This is getting really annoying.
I added another DOWNTIME setting for a different machine.
This morning I came in early to find the system had died again.
The only entries I'm finding in the logs are the history.log that shows unable to access the historyfile for any of the systems. Restarting hobbit does the trick, and it always happens right around when an enable or disable is scheduled via downtime.
The error makes it seem like the files are just flat locked, I don't know if there's something in hobbit locking them all open or what.
Is there anything I can do to help troubleshoot this further ? I mean I've checked all the logs, half of them haven't even had any logs added in weeks (no errors), others have some benign warnings (such as not able to find the disabled directory from bb-xsnmp), but nothing showing issues except the history side.
Thanks,
Bill Hart
Computer Support Supervisor
Burke Corporation
Bill,
Please send your bb-hosts entries for those that have the downtime specified. Also, at the time this incident occurs (or when you discover it) and BEFORE you restart Hobbit, send the last several lines of the log file where you see the messages and a 'ls -l' of /var/log/hobbit (or whereever your log files live).
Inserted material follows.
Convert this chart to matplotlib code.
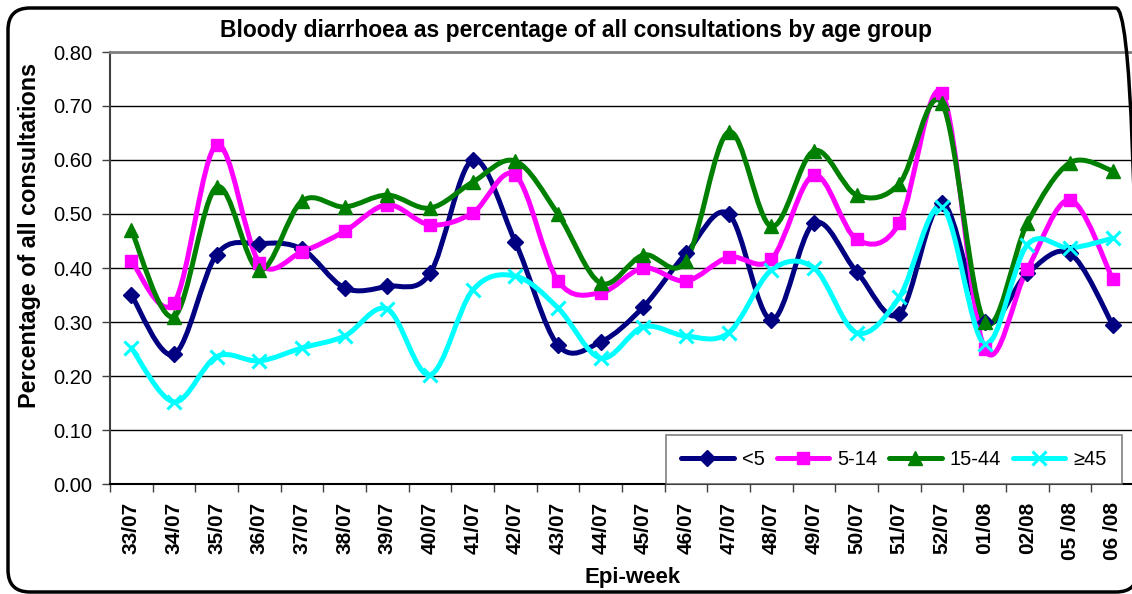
import matplotlib
matplotlib.use("Agg")
import matplotlib.pyplot as plt
from matplotlib.path import Path
from matplotlib.patches import PathPatch, FancyBboxPatch
from matplotlib.lines import Line2D
from matplotlib.transforms import IdentityTransform
from matplotlib.ticker import FixedLocator, MultipleLocator

weeks = ["33/07", "34/07", "35/07", "36/07", "37/07", "38/07", "39/07", "40/07",
         "41/07", "42/07", "43/07", "44/07", "45/07", "46/07", "47/07", "48/07",
         "49/07", "50/07", "51/07", "52/07", "01/08", "02/08", "05 /08", "06 /08"]

under5 = [0.35, 0.24, 0.425, 0.445, 0.435, 0.363, 0.366, 0.39, 0.60, 0.448, 0.257, 0.263,
          0.328, 0.427, 0.50, 0.304, 0.483, 0.393, 0.315, 0.52, 0.30, 0.39, 0.427, 0.295]
age5_14 = [0.413, 0.335, 0.628, 0.41, 0.43, 0.468, 0.517, 0.48, 0.502, 0.572, 0.376, 0.354,
           0.40, 0.376, 0.42, 0.416, 0.572, 0.453, 0.483, 0.724, 0.25, 0.398, 0.526, 0.38]
age15_44 = [0.47, 0.31, 0.55, 0.396, 0.524, 0.513, 0.535, 0.511, 0.559, 0.598, 0.50, 0.372,
            0.424, 0.413, 0.652, 0.477, 0.617, 0.535, 0.556, 0.705, 0.30, 0.483, 0.595, 0.58]
age45plus = [0.252, 0.152, 0.236, 0.228, 0.252, 0.274, 0.324, 0.202, 0.359, 0.385, 0.326, 0.233,
             0.291, 0.274, 0.28, 0.396, 0.40, 0.28, 0.346, 0.513, 0.259, 0.443, 0.437, 0.455]

series = [
    ("<5", under5, "#000080", "D", 8),
    ("5-14", age5_14, "#FF00FF", "s", 9),
    ("15-44", age15_44, "#008000", "^", 10),
    ("\u226545", age45plus, "#00FFFF", "x", 10),
]

plt.rcParams['font.family'] = ['Liberation Sans', 'DejaVu Sans']


def smooth_path(xs, ys):
    # Excel-style smoothed line: cubic Bezier through every point (Catmull-Rom tangents)
    pts = list(zip(xs, ys))
    n = len(pts)
    verts = [pts[0]]
    codes = [Path.MOVETO]
    for i in range(n - 1):
        p0 = pts[i - 1] if i > 0 else pts[i]
        p1 = pts[i]
        p2 = pts[i + 1]
        p3 = pts[i + 2] if i + 2 < n else pts[i + 1]
        c1 = (p1[0] + (p2[0] - p0[0]) / 6, p1[1] + (p2[1] - p0[1]) / 6)
        c2 = (p2[0] - (p3[0] - p1[0]) / 6, p2[1] - (p3[1] - p1[1]) / 6)
        verts += [c1, c2, p2]
        codes += [Path.CURVE4] * 3
    return Path(verts, codes)


W, H = 1132, 594
fig = plt.figure(figsize=(W / 100, H / 100), dpi=100, facecolor='white')
ax = fig.add_axes([110 / W, (H - 484) / H, 1024 / W, 432 / H])
ax.set_facecolor('white')

x = list(range(len(weeks)))
for name, vals, color, marker, ms in series:
    patch = PathPatch(smooth_path(x, vals), facecolor='none', edgecolor=color,
                      lw=3.6, capstyle='round', joinstyle='round', zorder=3)
    ax.add_patch(patch)
    mew = 2.2 if marker == 'x' else 1
    ax.plot(x, vals, linestyle='none', marker=marker, markersize=ms, color=color,
            markeredgewidth=mew, zorder=4)

ax.set_xlim(-0.5, len(weeks) - 0.5)
ax.set_ylim(0, 0.8)
ax.yaxis.set_major_locator(MultipleLocator(0.1))
ax.set_yticklabels([f"{v:.2f}" for v in ax.get_yticks()])
for v in ax.get_yticks()[1:-1]:
    ax.axhline(v, color='black', lw=1.0, zorder=1)

ax.set_xticks(x)
ax.set_xticklabels(weeks, rotation=90, fontweight='bold', fontsize=15)
ax.xaxis.set_minor_locator(FixedLocator([i - 0.5 for i in range(len(weeks) + 1)]))
ax.tick_params(axis='x', which='major', length=0, pad=13)
ax.tick_params(axis='x', which='minor', length=6, width=1, color='#404040')
ax.tick_params(axis='y', length=6, width=1, color='#404040', pad=7, labelsize=14.5)

for side in ['top', 'right']:
    ax.spines[side].set_color('#808080')
    ax.spines[side].set_linewidth(2)
ax.spines['left'].set_color('#404040')
ax.spines['left'].set_linewidth(1.5)
ax.spines['bottom'].set_color('black')
ax.spines['bottom'].set_linewidth(1.5)

fig.text(576 / W, 1 - 30 / H, "Bloody diarrhoea as percentage of all consultations by age group",
         ha='center', va='center', fontsize=16.5, fontweight='bold')
fig.text(30 / W, 1 - 235 / H, "Percentage of all consultations", rotation=90,
         ha='center', va='center', fontsize=16.8, fontweight='bold')
fig.text(633 / W, 1 - 577 / H, "Epi-week", ha='center', va='center',
         fontsize=16, fontweight='bold')

handles = [Line2D([], [], color=c, lw=3.6, marker=m, markersize=ms,
                  markeredgewidth=(2.2 if m == 'x' else 1), solid_capstyle='round')
           for _, _, c, m, ms in series]
leg = ax.legend(handles, [s[0] for s in series], loc='lower right',
                bbox_to_anchor=((1122 - 110) / 1024, 0), ncol=4, fontsize=14.5,
                handlelength=2.6, handletextpad=0.4, columnspacing=0.6,
                borderaxespad=0, frameon=True, fancybox=False, borderpad=0.75)
leg.get_frame().set_edgecolor('#606060')
leg.get_frame().set_linewidth(1.2)
leg.set_zorder(5)

border = FancyBboxPatch((8, 2), 1130, 584, boxstyle="round,pad=0,rounding_size=22",
                        facecolor='none', edgecolor='black', lw=2.5,
                        transform=IdentityTransform())
fig.patches.append(border)

fig.savefig("out.png", dpi=100, facecolor='white')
Send the recent messages from any log file that was updated on the current day (or the day the incident occurred).
Bill Hart wrote:
This is getting really annoying.
I added another DOWNTIME setting for a different machine.
This morning I came in early to find the system had died again.
The only entries I’m finding in the logs are the history.log that shows unable to access the historyfile for any of the systems. Restarting hobbit does the trick, and it always happens right around when an enable or disable is scheduled via downtime.
The error makes it seem like the files are just flat locked, I don’t know if there’s something in hobbit locking them all open or what.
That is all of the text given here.